Ben Carson Wants To Roll Back An Obama-Era Fair Housing Rule

The Department of Housing and Urban Development has begun the formal process of revamping the Affirmatively Furthering Fair Housing rule.
U.S. Secretary of the Department of Housing and Urban Development Ben Carson lambasted the current fair housing rule as "suffocating."
U.S. Secretary of the Department of Housing and Urban Development Ben Carson lambasted the current fair housing rule as "suffocating."
Kevin Lamarque/Reuters

Housing and Urban Development Secretary Ben Carson is pushing ahead with plans to roll back an Obama-era rule aimed at combating housing segregation.

Carson announced Monday that HUD had formally begun the process of revamping the Affirmatively Furthering Fair Housing rule, a July 2015 regulation that had required communities and local governments receiving federal funding to identify and address any barriers to fair housing like racial segregation.

The rule had been seen as a belated effort by HUD to strengthen the landmark 1968 Fair Housing Act, which prohibits race discrimination in the sale and rental of housing, according to The Washington Post.

But Carson, who has denounced government efforts to desegregate housing in America as “failed socialist experiments,” said in a statement that while his department “believes very deeply in the purposes of the Fair Housing Act,” he criticized the current rule for dictating “often … unworkable requirements and actually imped[ing] the development and rehabilitation of affordable housing.”

“It’s ironic that the current AFFH rule, which was designed to expand affordable housing choices, is actually suffocating investment in some of our most distressed neighborhoods that need our investment the most,” Carson said.

Sara Pratt, a civil rights attorney and former Obama official who oversaw HUD’s enforcement of the rule, lambasted the Trump administration’s move this week.

“You’re going back to communities willfully blinding themselves to patterns of segregation,” Pratt told NBC News. “Without this rule, communities will not do the work to eliminate discrimination and segregation.”

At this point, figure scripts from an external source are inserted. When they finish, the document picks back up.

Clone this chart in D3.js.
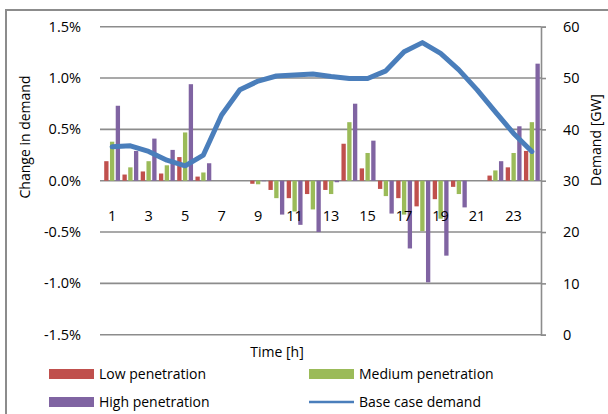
<!DOCTYPE html>
<html>
<head>
<meta charset="utf-8">
<script src="https://cdn.jsdelivr.net/npm/d3@7.9.0/dist/d3.min.js"></script>
<style>
  html, body { margin: 0; padding: 0; background: #fff; }
  svg { display: block; font-family: 'Open Sans', sans-serif; }
  text { fill: #000; }
</style>
</head>
<body>
<svg id="chart" width="608" height="414"></svg>
<script>
// hours 1..24
const hours = d3.range(1, 25);
const xLabels = [1, 3, 5, 7, 9, 11, 13, 15, 17, 19, 21, 23];

// change in demand (%)
const lowPen = [0.19, 0.06, 0.09, 0.07, 0.23, 0.04, 0, 0, -0.03, -0.09, -0.17, -0.13,
  -0.09, 0.36, 0.12, -0.08, -0.17, -0.25, -0.18, -0.06, 0, 0.05, 0.13, 0.29];
const medPen = [0.38, 0.13, 0.19, 0.15, 0.47, 0.08, 0, 0, -0.035, -0.17, -0.30, -0.28,
  -0.13, 0.57, 0.27, -0.15, -0.33, -0.49, -0.37, -0.13, 0, 0.10, 0.27, 0.57];
const highPen = [0.73, 0.29, 0.41, 0.30, 0.94, 0.17, 0, 0, -0.005, -0.33, -0.43, -0.50,
  -0.015, 0.75, 0.39, -0.32, -0.66, -0.99, -0.73, -0.26, 0, 0.19, 0.53, 1.14];

// base case demand (GW)
const baseDemand = [36.6, 36.8, 35.7, 34.0, 32.9, 35.0, 42.8, 47.7, 49.4, 50.4, 50.6, 50.8,
  50.3, 49.9, 49.9, 51.4, 55.1, 56.9, 54.8, 51.6, 47.7, 43.4, 39.2, 35.7];

const leftTicks = [-1.5, -1.0, -0.5, 0, 0.5, 1.0, 1.5];
const rightTicks = [0, 10, 20, 30, 40, 50, 60];

const seriesNames = ['Low penetration', 'Medium penetration', 'High penetration'];
const seriesVals = [lowPen, medPen, highPen];
const colors = ['#C0504D', '#9BBB59', '#8064A2'];
const lineColor = '#4A7EBB';
const gridColor = '#8c8c8c';

const svg = d3.select('#chart');

// outer frame
svg.append('rect')
  .attr('x', 6).attr('y', 10).attr('width', 640).attr('height', 440)
  .attr('fill', 'none').attr('stroke', '#8c8c8c').attr('stroke-width', 2);

const x = d3.scaleBand().domain(hours).range([103, 541]);
const xInner = d3.scaleBand().domain(d3.range(3)).range([0, x.bandwidth()])
  .paddingInner(0.25).paddingOuter(0.21);
const yL = d3.scaleLinear().domain([-1.5, 1.5]).range([334.7, 26.7]);
const yR = d3.scaleLinear().domain([0, 60]).range([334.7, 26.7]);

// gridlines + left ticks
svg.append('g').selectAll('line')
  .data(leftTicks).join('line')
  .attr('x1', 100).attr('x2', 541)
  .attr('y1', d => yL(d)).attr('y2', d => yL(d))
  .attr('stroke', gridColor).attr('stroke-width', 1.6);

// left tick labels (plain hyphen like the original)
const pct = d => d3.format('.1f')(d).replace('\u2212', '-') + '%';
svg.append('g').selectAll('text')
  .data(leftTicks).join('text')
  .attr('x', 81).attr('y', d => yL(d))
  .attr('dy', '0.35em').attr('text-anchor', 'end')
  .attr('font-size', 14.5)
  .text(pct);

// bars
const barG = svg.append('g');
seriesVals.forEach((vals, s) => {
  barG.selectAll('rect.s' + s)
    .data(hours).join('rect')
    .attr('class', 's' + s)
    .attr('x', h => x(h) + xInner(s))
    .attr('width', xInner.bandwidth())
    .attr('y', (h, i) => Math.min(yL(vals[i]), yL(0)))
    .attr('height', (h, i) => Math.abs(yL(vals[i]) - yL(0)))
    .attr('fill', colors[s]);
});

// base case demand line
const line = d3.line()
  .x((d, i) => x(hours[i]) + x.bandwidth() / 2)
  .y(d => yR(d));
svg.append('path')
  .datum(baseDemand)
  .attr('d', line)
  .attr('fill', 'none')
  .attr('stroke', lineColor)
  .attr('stroke-width', 5)
  .attr('stroke-linejoin', 'round')
  .attr('stroke-linecap', 'round');

// right axis
const rightAxis = d3.axisRight(yR).tickValues(rightTicks).tickSize(5).tickPadding(17);
const rg = svg.append('g')
  .attr('transform', 'translate(541,0)')
  .call(rightAxis);
rg.select('.domain').attr('stroke', gridColor).attr('stroke-width', 1.6);
rg.selectAll('.tick line').attr('stroke', gridColor).attr('stroke-width', 1.6);
rg.selectAll('.tick text').attr('font-size', 14.5).attr('font-family', "'Open Sans', sans-serif").attr('fill', '#000');

// x labels
svg.append('g').selectAll('text')
  .data(xLabels).join('text')
  .attr('x', d => x(d) + x.bandwidth() / 2)
  .attr('y', 216)
  .attr('dy', '0.35em').attr('text-anchor', 'middle')
  .attr('font-size', 14.5)
  .text(d => d);

// axis titles
svg.append('text')
  .attr('transform', 'translate(25,137) rotate(-90)')
  .attr('text-anchor', 'middle').attr('dy', '0.35em')
  .attr('font-size', 14)
  .text('Change in demand');
svg.append('text')
  .attr('transform', 'translate(596,140) rotate(-90)')
  .attr('text-anchor', 'middle').attr('dy', '0.35em')
  .attr('font-size', 14)
  .text('Demand [GW]');
svg.append('text')
  .attr('x', 277).attr('y', 352)
  .attr('text-anchor', 'middle').attr('dy', '0.35em')
  .attr('font-size', 14)
  .text('Time [h]');

// legend
const legendItems = [
  { name: seriesNames[0], color: colors[0], type: 'rect', x: 49, y: 374 },
  { name: seriesNames[1], color: colors[1], type: 'rect', x: 309, y: 374 },
  { name: seriesNames[2], color: colors[2], type: 'rect', x: 49, y: 402 },
  { name: 'Base case demand', color: lineColor, type: 'line', x: 309, y: 402 }
];
const lg = svg.append('g').selectAll('g')
  .data(legendItems).join('g')
  .attr('transform', d => `translate(${d.x},${d.y})`);
lg.filter(d => d.type === 'rect').append('rect')
  .attr('x', 0).attr('y', -5).attr('width', 45).attr('height', 10)
  .attr('fill', d => d.color);
lg.filter(d => d.type === 'line').append('line')
  .attr('x1', 0).attr('x2', 45).attr('y1', 0).attr('y2', 0)
  .attr('stroke', d => d.color).attr('stroke-width', 2.5);
lg.append('text')
  .attr('x', 50).attr('dy', '0.35em')
  .attr('font-size', 14)
  .text(d => d.name);
</script>
</body>
</html>
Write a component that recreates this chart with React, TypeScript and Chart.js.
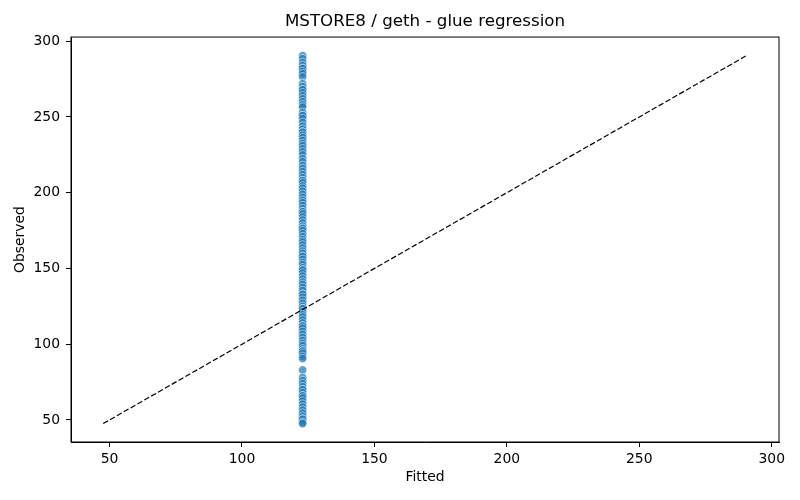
import React, { useEffect, useRef } from "react";
import { Chart, registerables } from "chart.js";

Chart.register(...registerables);

const titleText = "MSTORE8 / geth - glue regression";
const xLabel = "Fitted";
const yLabel = "Observed";
const fittedValue = 122.9;
const observed: number[] = [
  290.5, 288.5, 286, 284, 282, 282, 280, 278.5, 276.5,
  272, 270, 268, 268, 266, 264, 262, 260, 258, 256.5,
  253, 251, 251, 249, 246.5, 244, 242, 240, 240, 238, 236.5, 234.5, 232.5, 231, 229, 227, 225,
  222.5, 220.5, 218, 216, 214, 212, 210, 208, 208, 206.5, 204.5, 203, 201, 199, 197, 195, 193.5,
  191.5, 189.5, 187.5, 187.5, 186, 184, 182, 180, 178, 176.5, 176.5, 175, 173, 171, 169, 167.5, 165.5,
  163.5, 161.5, 160, 158, 158, 156, 154, 152.5, 150.5, 149, 149, 147, 145, 143, 141, 139.5, 137.5,
  135.5, 133, 133, 131, 129, 127, 125, 123.5, 123.5, 121.5, 119.5, 118, 116, 114, 112, 112, 110.5, 108.5,
  106.5, 104.5, 102.5, 100.5, 99, 97, 95.5, 95.5, 94, 92, 90.5,
  83, 78, 76, 74, 72, 70, 70, 68, 66, 66, 64.5, 62.5, 60.5, 58.5, 56.5, 54.5, 52.5, 50.5, 50.5, 48.5, 47.6,
];
const lineStart = 47.6;
const lineEnd = 290.6;
const xTicks = [50, 100, 150, 200, 250, 300];
const yTicks = [50, 100, 150, 200, 250, 300];

const FONT = "'DejaVu Sans', sans-serif";

export default function App() {
  const ref = useRef<HTMLCanvasElement | null>(null);

  useEffect(() => {
    if (!ref.current) return;
    const lo = Math.min(lineStart, ...observed);
    const hi = Math.max(lineEnd, ...observed);
    const pad = (hi - lo) * 0.05;

    const framePlugin = {
      id: "frame",
      afterDraw(chart: any) {
        const { ctx, chartArea } = chart;
        ctx.save();
        ctx.strokeStyle = "#000";
        ctx.lineWidth = 1;
        ctx.strokeRect(chartArea.left, chartArea.top, chartArea.right - chartArea.left, chartArea.bottom - chartArea.top);
        ctx.restore();
      },
    };

    const chart = new Chart(ref.current, {
      type: "scatter",
      data: {
        datasets: [
          {
            type: "scatter",
            data: observed.map((y) => ({ x: fittedValue, y })),
            backgroundColor: "rgba(31,119,180,0.7)",
            borderColor: "rgba(255,255,255,0.7)",
            borderWidth: 0.75,
            pointRadius: 4.2,
            order: 2,
          },
          {
            type: "line",
            data: [
              { x: lineStart, y: lineStart },
              { x: lineEnd, y: lineEnd },
            ],
            borderColor: "#000",
            borderWidth: 1.2,
            borderDash: [5.5, 2.4],
            pointRadius: 0,
            fill: false,
            order: 1,
          } as any,
        ],
      },
      options: {
        responsive: false,
        animation: false,
        layout: { padding: { left: 0, right: 21, top: 0, bottom: 0 } },
        plugins: {
          legend: { display: false },
          tooltip: { enabled: false },
          title: {
            display: true,
            text: titleText,
            fullSize: false,
            color: "#000",
            font: { family: FONT, size: 16.7, weight: "normal", lineHeight: 1.2 },
            padding: { top: 12, bottom: 5 },
          },
        },
        scales: {
          x: {
            type: "linear",
            min: lo - pad,
            max: hi + pad,
            afterBuildTicks: (s: any) => {
              s.ticks = xTicks.map((v) => ({ value: v }));
            },
            afterFit: (s: any) => {
              s.height = 58;
            },
            grid: { drawOnChartArea: false, drawTicks: true, tickLength: 5, color: "#000", lineWidth: 1 },
            border: { display: true, color: "#000", width: 1 },
            ticks: { color: "#000", font: { family: FONT, size: 13.9 }, padding: 4, maxRotation: 0 },
            title: {
              display: true,
              text: xLabel,
              color: "#000",
              font: { family: FONT, size: 13.9, lineHeight: 1.2 },
              padding: { top: 0, bottom: 14.5 },
            },
          },
          y: {
            type: "linear",
            min: lo - pad,
            max: hi + pad,
            afterBuildTicks: (s: any) => {
              s.ticks = yTicks.map((v) => ({ value: v }));
            },
            afterFit: (s: any) => {
              s.width = 71;
            },
            grid: { drawOnChartArea: false, drawTicks: true, tickLength: 5, color: "#000", lineWidth: 1 },
            border: { display: true, color: "#000", width: 1 },
            ticks: { color: "#000", font: { family: FONT, size: 13.9 }, padding: 6 },
            title: {
              display: true,
              text: yLabel,
              color: "#000",
              font: { family: FONT, size: 13.9, lineHeight: 1.2 },
              padding: { top: 12.5, bottom: 0 },
            },
          },
        },
      },
      plugins: [framePlugin],
    });
    return () => chart.destroy();
  }, []);

  return (
    <div style={{ position: "absolute", left: 0, top: 0, width: 800, height: 500, background: "#fff" }}>
      <canvas ref={ref} width={800} height={500} />
    </div>
  );
}
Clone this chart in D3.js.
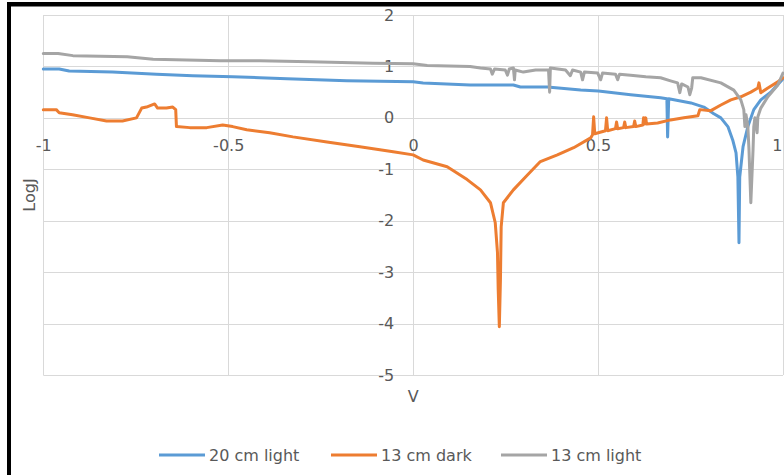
<!DOCTYPE html>
<html><head><meta charset="utf-8">
<script src="https://cdn.jsdelivr.net/npm/d3@7"></script>
<style>html,body{margin:0;padding:0;background:#fff;overflow:hidden;} svg{display:block;}</style>
</head><body><svg id="c" width="784" height="475"></svg>
<script>
// ---- data ----
const seriesNames = ["20 cm light", "13 cm dark", "13 cm light"];
const seriesColors = ["#5B9BD5", "#ED7D31", "#A5A5A5"];
const xTicks = [-1, -0.5, 0, 0.5, 1];
const xTickLabels = ["-1", "-0.5", "0", "0.5", "1"];
const yTicks = [-5, -4, -3, -2, -1, 0, 1, 2];
const yTickLabels = ["-5", "-4", "-3", "-2", "-1", "0", "1", "2"];
const xTitle = "V";
const yTitle = "LogJ";

const blueV = [-1.0,-0.957,-0.93,-0.813,-0.694,-0.596,-0.488,-0.415,-0.341,-0.179,0.0,0.027,0.154,0.271,0.29,0.363,0.453,0.501,0.588,0.669,0.686,0.688,0.691,0.751,0.786,0.813,0.832,0.851,0.864,0.873,0.878,0.881,0.883,0.892,0.905,0.921,0.94,0.967,1.0];
const blueL = [0.95,0.95,0.91,0.89,0.85,0.82,0.80,0.78,0.76,0.72,0.70,0.68,0.64,0.64,0.60,0.60,0.54,0.52,0.45,0.39,0.37,-0.37,0.37,0.29,0.21,0.08,0.0,-0.17,-0.43,-0.68,-1.15,-2.43,-1.15,-0.56,-0.17,0.16,0.35,0.50,0.76];

const orangeV = [-1.0,-0.965,-0.957,-0.921,-0.875,-0.829,-0.786,-0.748,-0.734,-0.721,-0.699,-0.691,-0.667,-0.650,-0.642,-0.640,-0.604,-0.558,-0.515,-0.488,-0.450,-0.388,-0.325,-0.233,-0.144,-0.054,0.0,0.027,0.092,0.146,0.182,0.209,0.222,0.228,0.230,0.233,0.236,0.238,0.244,0.271,0.309,0.344,0.390,0.434,0.480,0.485,0.488,0.491,0.520,0.523,0.526,0.547,0.550,0.553,0.569,0.572,0.575,0.596,0.599,0.602,0.621,0.623,0.626,0.629,0.631,0.661,0.696,0.732,0.770,0.775,0.805,0.832,0.859,0.886,0.913,0.932,0.935,0.940,0.959,0.986,1.0];
const orangeL = [0.16,0.16,0.10,0.06,0.0,-0.06,-0.06,0.0,0.19,0.21,0.27,0.19,0.19,0.21,0.16,-0.17,-0.19,-0.19,-0.14,-0.17,-0.23,-0.29,-0.37,-0.47,-0.56,-0.66,-0.72,-0.82,-0.95,-1.20,-1.40,-1.65,-2.04,-2.62,-3.34,-4.06,-3.15,-2.12,-1.65,-1.40,-1.11,-0.85,-0.72,-0.58,-0.39,-0.33,0.02,-0.31,-0.25,0.0,-0.25,-0.21,-0.08,-0.21,-0.19,-0.08,-0.19,-0.17,-0.06,-0.17,-0.14,0.0,-0.12,0.0,-0.12,-0.10,-0.04,0.0,0.04,0.16,0.14,0.25,0.35,0.41,0.50,0.58,0.68,0.49,0.58,0.70,0.78];

const grayV = [-1.0,-0.96,-0.92,-0.773,-0.703,-0.521,-0.415,-0.279,-0.108,0.0,0.038,0.154,0.182,0.209,0.214,0.220,0.249,0.255,0.260,0.271,0.274,0.276,0.298,0.331,0.366,0.369,0.371,0.412,0.425,0.431,0.453,0.458,0.463,0.499,0.507,0.512,0.547,0.553,0.558,0.588,0.629,0.669,0.696,0.715,0.721,0.726,0.743,0.748,0.753,0.756,0.778,0.832,0.867,0.886,0.894,0.897,0.900,0.905,0.908,0.913,0.919,0.921,0.924,0.930,0.932,0.940,0.959,0.986,1.0];
const grayL = [1.25,1.25,1.21,1.19,1.14,1.11,1.11,1.09,1.06,1.05,1.02,1.0,0.97,0.95,0.85,0.95,0.93,0.83,0.95,0.97,0.74,0.93,0.89,0.93,0.93,0.50,0.97,0.93,0.82,0.93,0.89,0.74,0.89,0.87,0.74,0.87,0.85,0.74,0.85,0.83,0.80,0.78,0.72,0.68,0.49,0.66,0.60,0.45,0.58,0.78,0.78,0.68,0.54,0.35,0.16,-0.17,0.06,-0.17,-0.62,-1.65,-0.62,-0.17,0.0,-0.29,0.02,0.19,0.41,0.64,0.87];

const seriesV = [blueV, orangeV, grayV];
const seriesL = [blueL, orangeL, grayL];

// ---- drawing ----
const svg = d3.select("#c");
const FONT = "'DejaVu Sans', sans-serif";
const TXT = "#595959";
const GRID = "#d9d9d9";

svg.append("rect").attr("width", 784).attr("height", 475).attr("fill", "#fff");

const x = d3.scaleLinear().domain([-1, 1]).range([43.3, 783]);
const y = d3.scaleLinear().domain([-5, 2]).range([375, 15]);

const grid = svg.append("g");
grid.selectAll("line.h").data(yTicks).enter().append("line")
  .attr("x1", x(-1)).attr("x2", x(1))
  .attr("y1", d => Math.round(y(d)) + 0.5).attr("y2", d => Math.round(y(d)) + 0.5)
  .attr("stroke", GRID).attr("stroke-width", 1);
grid.selectAll("line.v").data(xTicks).enter().append("line")
  .attr("y1", y(2)).attr("y2", y(-5))
  .attr("x1", d => Math.round(x(d)) + 0.5).attr("x2", d => Math.round(x(d)) + 0.5)
  .attr("stroke", GRID).attr("stroke-width", 1);

// axes (through origin)
const xAxis = d3.axisBottom(x).tickValues(xTicks).tickFormat((d, i) => xTickLabels[i]).tickSize(0).tickPadding(22);
const gx = svg.append("g").attr("transform", `translate(0,${y(0)})`).call(xAxis);
gx.select(".domain").remove();
gx.selectAll("text").attr("fill", TXT).style("font-family", FONT).style("font-size", "16px");
// keep the last label inside the picture edge
gx.selectAll("text").filter(d => d === 1).attr("text-anchor", "end").attr("dx", "-1px");

const yAxis = d3.axisLeft(y).tickValues(yTicks).tickFormat((d, i) => yTickLabels[i]).tickSize(0).tickPadding(19);
const gy = svg.append("g").attr("transform", `translate(${x(0)},0)`).call(yAxis);
gy.select(".domain").remove();
gy.selectAll("text").attr("fill", TXT).style("font-family", FONT).style("font-size", "16px");

// series
const line = d3.line().x(d => x(d[0])).y(d => y(d[1]));
seriesNames.forEach((name, i) => {
  const pts = seriesV[i].map((v, j) => [v, seriesL[i][j]]);
  svg.append("path").datum(pts)
    .attr("d", line)
    .attr("fill", "none")
    .attr("stroke", seriesColors[i])
    .attr("stroke-width", 3)
    .attr("stroke-linejoin", "round")
    .attr("stroke-linecap", "round");
});

// titles
svg.append("text").attr("x", x(0)).attr("y", 396).attr("dy", "0.35em")
  .attr("text-anchor", "middle").attr("fill", TXT)
  .style("font-family", FONT).style("font-size", "16px").text(xTitle);
svg.append("text").attr("transform", "translate(29,195) rotate(-90)").attr("dy", "0.35em")
  .attr("text-anchor", "middle").attr("fill", TXT)
  .style("font-family", FONT).style("font-size", "16px").text(yTitle);

// legend
const legendX = [159, 331, 501];
const lg = svg.append("g");
seriesNames.forEach((name, i) => {
  lg.append("line").attr("x1", legendX[i]).attr("x2", legendX[i] + 46)
    .attr("y1", 455).attr("y2", 455)
    .attr("stroke", seriesColors[i]).attr("stroke-width", 3);
  lg.append("text").attr("x", legendX[i] + 50).attr("y", 455).attr("dy", "0.35em")
    .attr("fill", TXT).style("font-family", FONT).style("font-size", "16px").text(name);
});

// black frame edges
svg.append("rect").attr("x", 7).attr("y", 2).attr("width", 777).attr("height", 4.5).attr("fill", "#000");
svg.append("rect").attr("x", 7).attr("y", 2).attr("width", 4).attr("height", 473).attr("fill", "#000");
</script></body></html>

Pratt’s law firm is representing a coalition of civil rights groups that is suing HUD for its earlier efforts to “delay and dilute” the fair housing rule. HUD announced in January that it was suspending the obligation of most local governments to comply with the rule until 2020 or, in many cases, 2025.

Carson said his department intends to “craft a new, fairer rule that creates choices for quality housing across all communities.”

In an interview with the Wall Street Journal this week, he explained how the Trump administration plans to “pivot away from efforts to integrate lower-income housing into wealthier neighborhoods,” which the Obama administration had encouraged, and instead push for an increase in housing supply overall.

“I want to encourage the development of mixed-income multifamily dwellings all over the place,” Carson told the paper.

HUD said it is accepting public comment for the next 60 days as it mulls the rule change.

According to NPR, HUD officials said they will also be holding informal listening forums with city planners, public housing authorities and other stakeholders.